Rep. Cori Bush, D-MO, tweeted last Wednesday. “I would love to see a Black woman who will insist on racial, environmental, social, disability, and economic justice named to the Supreme Court.”

Commenting on that statement, one of America’s foremost presidential scholars, Dr. Tim Blessing, Professor of History and Political Science at Alvernia University, had this to say, “I note the quote: ‘I would love to see a [nominee] who will insist on racial, environmental, social, disability, and economic justice named to the Supreme Court.’ It is a well-accepted rule that the Supreme Court decides what the Constitution means. Although the court does overturn past decisions, the key to Anglo-American law is ‘stare decisis’ based on precedent and the text of the constitution as past decisions have determined it to be or interpreted it (the law in general) to be. While the court does legislate in its own way, its legislation is restrained by the Magna Carta, article 45, injunction: ‘We will appoint as justices, constables, sheriffs, or other officials, only men that know the law [which presupposes that there is a law already in existence and not being initiated by the decision of one officer] of the realm and are minded to keep it well.’ The law descends to the court from the interaction of the Executive and the Legislative branch. The call for a court member to BEGIN with the finding already in mind, i.e., a ‘justice’ that arises from other than constitutional means, is a ‘justice’ that deprives the legislature and the Executive of their functions as representatives of the realm and its people (or, in our instance, the republic). It is, in short, profoundly anti-democratic, profoundly aristocratic, and is so in a way that violates the most fundamental bases of the Anglo-American rule of law. It is, in short, a call to a society where ‘justice’ is only the ‘justice’ of the victors.”
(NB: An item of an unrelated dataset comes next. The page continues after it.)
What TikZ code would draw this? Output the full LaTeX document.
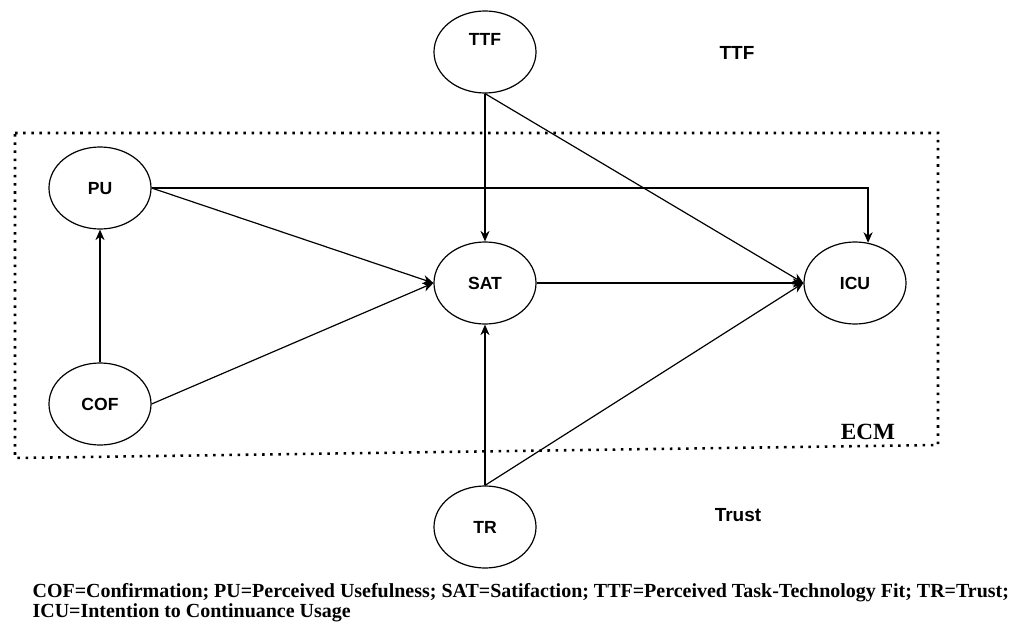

Constitutionally the high court is charged with interpretation and review, it is not supposed to legislate to any ends, left or right. It is thus designed to be independent of ideology, party, or partisan factors. Thus Bush’s wish above shows a profound misunderstanding of the Constitution or a willful defiance of it.

Judicial review in the US was established by the case of Marbury v. Madison in 1803. From the Encyclopedia Britannica, “Marbury v. Madison was a legal case in which, on February 24, 1803, the U.S. Supreme Court first declared an act of Congress unconstitutional, thus establishing the doctrine of judicial review. The court’s opinion, written by Chief Justice John Marshall, is considered one of the foundations of U.S. constitutional law.”

If there is only one thing to know about the Supreme Court it is Marbury v Madison. It defines the court’s role as one of review. Not ideological, not legislative, not overtly political or partisan, but one of review and only constitutional review. Many these days would be well served by remembering that.